Nach dem Prinzip „Wasser predigen, Wein trinken“

Doch es ist ja nicht nur der falsche Mann, der nun den Stein ins Rollen bringt. Auch der Zeitpunkt ist, gelinde gesagt, merkwürdig. Nach jahrelangem Verhandeln haben Politik und Sender gerade erst ein großes Reformpaket für den öffentlich-rechtlichen Rundfunk auf den Weg gebracht.

Die Ministerpräsidenten haben den neuen Medienstaatsvertrag zwar schon unterschrieben, die Parlamente müssen noch zustimmen. Man darf auf die Diskussionen in Landtagen wie dem in Magdeburg gespannt sein. Das Veto aus Sachsen-Anhalt hatte 2021 die Erhöhung des Rundfunkbeitrages um 86 Cent ein halbes Jahr verzögert.
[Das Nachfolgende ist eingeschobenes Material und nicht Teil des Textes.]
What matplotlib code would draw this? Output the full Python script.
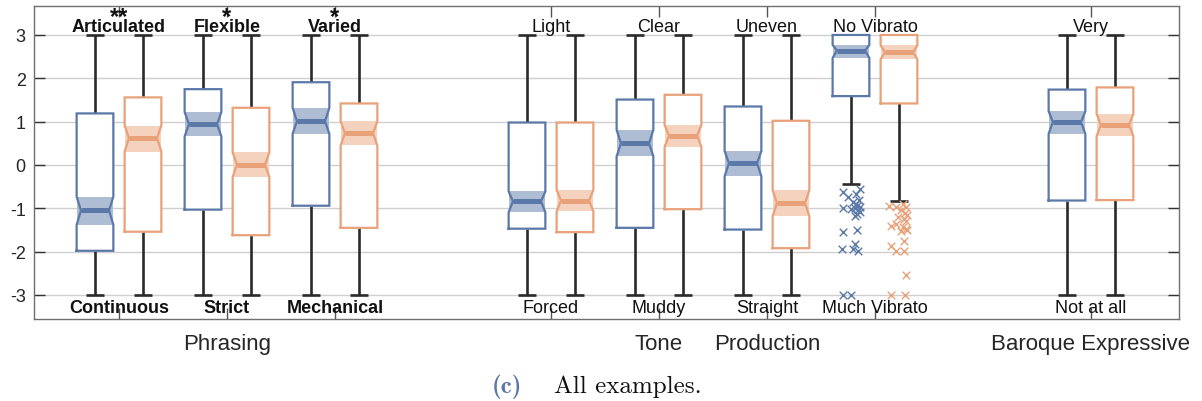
import matplotlib
matplotlib.use("Agg")
import matplotlib.pyplot as plt
import numpy as np

# ---------------- data ----------------
group_pos = [1, 2, 3, 5, 6, 7, 8, 10]
top_labels = ["Articulated", "Flexible", "Varied", "Light", "Clear", "Uneven", "No Vibrato", "Very"]
bottom_labels = ["Continuous", "Strict", "Mechanical", "Forced", "Muddy", "Straight", "Much Vibrato", "Not at all"]
label_bold = [True, True, True, False, False, False, False, False]
significance = ["**", "*", "*", "", "", "", "", ""]
category_labels = ["Phrasing", "Tone", "Production", "Baroque Expressive"]
category_pos = [2, 6, 7, 10]
ytick_values = [-3, -2, -1, 0, 1, 2, 3]
ytick_labels = ["-3", "-2", "-1", "0", "1", "2", "3"]

# series A (blue)
a_q3 = [1.19, 1.75, 1.91, 0.98, 1.51, 1.35, 3.00, 1.74]
a_q1 = [-1.98, -1.03, -0.94, -1.47, -1.45, -1.49, 1.59, -0.82]
a_med = [-1.05, 0.94, 1.01, -0.84, 0.50, 0.04, 2.64, 0.99]
a_cihi = [-0.73, 1.22, 1.32, -0.61, 0.81, 0.32, 2.77, 1.24]
a_cilo = [-1.38, 0.66, 0.72, -1.09, 0.20, -0.26, 2.47, 0.72]
a_whihi = [3, 3, 3, 3, 3, 3, 3, 3]
a_whilo = [-3, -3, -3, -3, -3, -3, -0.45, -3]
a_flier_vals = [-0.55, -0.63, -0.67, -0.75, -0.80, -0.85, -0.90, -0.94, -0.97, -1.00, -1.00,
                -1.02, -1.05, -1.09, -1.12, -1.17, -1.50, -1.54, -1.82, -1.95, -1.95, -1.98,
                -3.00, -3.00]
a_flier_jit_px = [8.7, -8, 5, -3, 8, 2, 5, 6, 9, -8, 4, 0, 7, 8.7, 6, 3.7, 6, -8, 3.7, -9, 2, 7, -8, 0]

# series B (orange)
b_q3 = [1.56, 1.32, 1.42, 0.98, 1.62, 1.02, 3.00, 1.79]
b_q1 = [-1.54, -1.62, -1.45, -1.55, -1.02, -1.92, 1.42, -0.81]
b_med = [0.62, 0.01, 0.73, -0.82, 0.68, -0.88, 2.60, 0.92]
b_cihi = [0.91, 0.29, 1.01, -0.58, 0.92, -0.58, 2.76, 1.18]
b_cilo = [0.31, -0.28, 0.45, -1.07, 0.42, -1.18, 2.44, 0.67]
b_whihi = [3, 3, 3, 3, 3, 3, 3, 3]
b_whilo = [-3, -3, -3, -3, -3, -3, -0.84, -3]
b_flier_vals = [-0.90, -0.94, -0.98, -0.98, -1.05, -1.10, -1.15, -1.21, -1.25, -1.30, -1.36,
                -1.40, -1.44, -1.48, -1.50, -1.52, -1.75, -1.86, -1.98, -1.98, -2.53, -3.00, -3.00]
b_flier_jit_px = [4, -9.7, -3, 7, 2, 6, 8, -1.3, 5.3, 7, -3, -8, 3.7, 7, 8, 2, 5.3, -8, -3, 5.3, 7, -8, 6.3]
flier_group = 6  # index of group with outliers

# ---------------- style ----------------
BLUE = "#5a78a8"
BLUE_SH = "#aebdd4"
ORANGE = "#e8a179"
ORANGE_SH = "#f4d2be"
WHISK = "#2a2a2a"
UNIT_PX = 108.0
OFFSET = 24 / UNIT_PX
HALF_W = 0.17
NOTCH_W = 0.13
CAP_W = 0.08

fig = plt.figure(figsize=(12.02, 4.02), dpi=100)
ax = fig.add_axes([34 / 1202, 1 - 320 / 402, (1179 - 34) / 1202, (320 - 7) / 402])
ax.set_xlim(0.213, 10.815)
ax.set_ylim(-3.554, 3.669)

SANS = ["Liberation Sans", "DejaVu Sans"]


def draw_box(x, q1, q3, med, cilo, cihi, wlo, whi, color, shade):
    # whiskers
    ax.plot([x, x], [q3, whi], color=WHISK, lw=1.9, zorder=2, solid_capstyle="butt")
    ax.plot([x, x], [wlo, q1], color=WHISK, lw=1.9, zorder=2, solid_capstyle="butt")
    ax.plot([x - CAP_W, x + CAP_W], [whi, whi], color=WHISK, lw=1.9, zorder=2, solid_capstyle="butt")
    ax.plot([x - CAP_W, x + CAP_W], [wlo, wlo], color=WHISK, lw=1.9, zorder=2, solid_capstyle="butt")
    # outline polygon
    xs = [x - HALF_W, x - HALF_W, x - NOTCH_W, x - HALF_W, x - HALF_W,
          x + HALF_W, x + HALF_W, x + NOTCH_W, x + HALF_W, x + HALF_W, x - HALF_W]
    ys = [q1, cilo, med, cihi, q3, q3, cihi, med, cilo, q1, q1]
    ax.fill(xs, ys, color="white", zorder=3, lw=0)
    ax.fill([x - HALF_W, x + HALF_W, x + HALF_W, x - HALF_W],
            [cilo, cilo, cihi, cihi], color=shade, zorder=4, lw=0)
    ax.plot(xs, ys, color=color, lw=1.6, zorder=5, solid_joinstyle="miter")
    ax.plot([x - NOTCH_W, x + NOTCH_W], [med, med], color=color, lw=3.6, zorder=6,
            solid_capstyle="butt")


for i, p in enumerate(group_pos):
    draw_box(p - OFFSET, a_q1[i], a_q3[i], a_med[i], a_cilo[i], a_cihi[i],
             a_whilo[i], a_whihi[i], BLUE, BLUE_SH)
    draw_box(p + OFFSET, b_q1[i], b_q3[i], b_med[i], b_cilo[i], b_cihi[i],
             b_whilo[i], b_whihi[i], ORANGE, ORANGE_SH)

# outliers
fp = group_pos[flier_group]
ax.scatter(fp - OFFSET + np.array(a_flier_jit_px) / UNIT_PX, a_flier_vals, marker="x",
           s=30, color=BLUE, linewidths=1.0, zorder=7)
ax.scatter(fp + OFFSET + np.array(b_flier_jit_px) / UNIT_PX, b_flier_vals, marker="x",
           s=30, color=ORANGE, linewidths=1.0, zorder=7)

# labels inside axes
for i, p in enumerate(group_pos):
    fw = "bold" if label_bold[i] else "normal"
    ax.text(p, 3.085, top_labels[i], ha="center", va="baseline", fontsize=13,
            fontweight=fw, family=SANS, color="#111111", zorder=8)
    ax.text(p, -3.40, bottom_labels[i], ha="center", va="baseline", fontsize=13,
            fontweight=fw, family=SANS, color="#111111", zorder=8)
    if significance[i]:
        ax.text(p, 3.27, significance[i], ha="center", va="baseline", fontsize=17,
                fontweight="bold", family=SANS, color="#111111", zorder=8)

# category labels below axes
for lab, p in zip(category_labels, category_pos):
    ax.text(p, -4.25, lab, ha="center", va="baseline", fontsize=16,
            family=SANS, color="#262626")

# axes styling
ax.set_yticks(ytick_values)
ax.set_yticklabels(ytick_labels, family=SANS, fontsize=13, color="#262626")
ax.set_xticks(group_pos)
ax.set_xticklabels([])
ax.tick_params(axis="y", direction="in", length=8, width=1, color="#333333",
               left=True, right=True, pad=6)
ax.tick_params(axis="x", direction="in", length=8, width=1, color="#555555",
               bottom=True, top=True)
ax.yaxis.grid(True, color="#cfcfcf", lw=1.0, zorder=0)
ax.set_axisbelow(True)
for s in ax.spines.values():
    s.set_color("#6f6f6f")
    s.set_linewidth(1.0)

# caption
fig.text(507 / 1202, 1 - 393 / 402, "(c)", ha="center", va="baseline", fontsize=18,
         family=["cmb10", "DejaVu Serif"], color="#5b77a5")
fig.text(628 / 1202, 1 - 393 / 402, "All examples.", ha="center", va="baseline", fontsize=18,
         family=["cmr10", "DejaVu Serif"], color="#111111")

fig.savefig("out.png", dpi=100)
Nach langen Diskussionen endlich Taten folgen lassen

Dabei gibt die Novelle den Sendern viel Spielraum für weitreichende Veränderungen, die nicht zuletzt weitere Beitragserhöhungen verhindern können. Bevor die nächste Revolution ausgerufen wird, sollte zunächst einmal dieser Spielraum mit Leben gefüllt werden.

Denn – und das ist nicht unterschätzen – künftig gibt es eine Bestandsgarantie nur noch für Das Erste, ZDF, die Kulturkanäle 3Sat, Arte sowie die dritten Programme der ARD. Alles andere steht zur Disposition. Es kann eingestellt werden oder ins Internet wandern. Das betrifft beispielsweise den Kika, tagesschau24, Phoenix oder ZDFneo.

Doch warum nicht weitergehen und nach der jahrelangen Diskussion über die Verschlankung der über 60 Radiowellen Taten folgen lassen? Bislang ist man dabei über ein gemeinsames Nachtprogramm der Kulturradios nicht hinausgekommen. Auch im Fernsehen bietet sich eine stärkere Zusammenarbeit der ARD-Dritten an. Ob Verbraucher-Magazine oder Gesundheitssendungen, das Rad muss nicht ständig neu erfunden werden.

Mehr gemeinschaftliche Anstrengungen würden Kapazitäten und Mittel für eine stärkere Verankerung in der Region schaffen. Und es mag kein revolutionärer Gedanke sein, man sollte aber dennoch daran erinnern, dass der Informations- und Bildungsauftrag über allem stehen muss. Auch mit Hilfe der Mediatheken. Talkshows könnten dort schon um 20 Uhr 15 laufen.

Apropos Mediatheken: Im Ringen mit Netflix, Amazon und Disney entscheiden sie über die Zukunft der Öffentlich-Rechtlichen. Um in dem Wettbewerb zu bestehen, muss groß gedacht werden. Das Public-Private-Partnership von Sky und ARD bei „Babylon Berlin“ weist den Weg. Warum kein ganz großes deutschsprachiges Streamingangebot, das neben ARD und ZDF auch noch die öffentlichen Sender Österreichs und der Schweiz umfasst?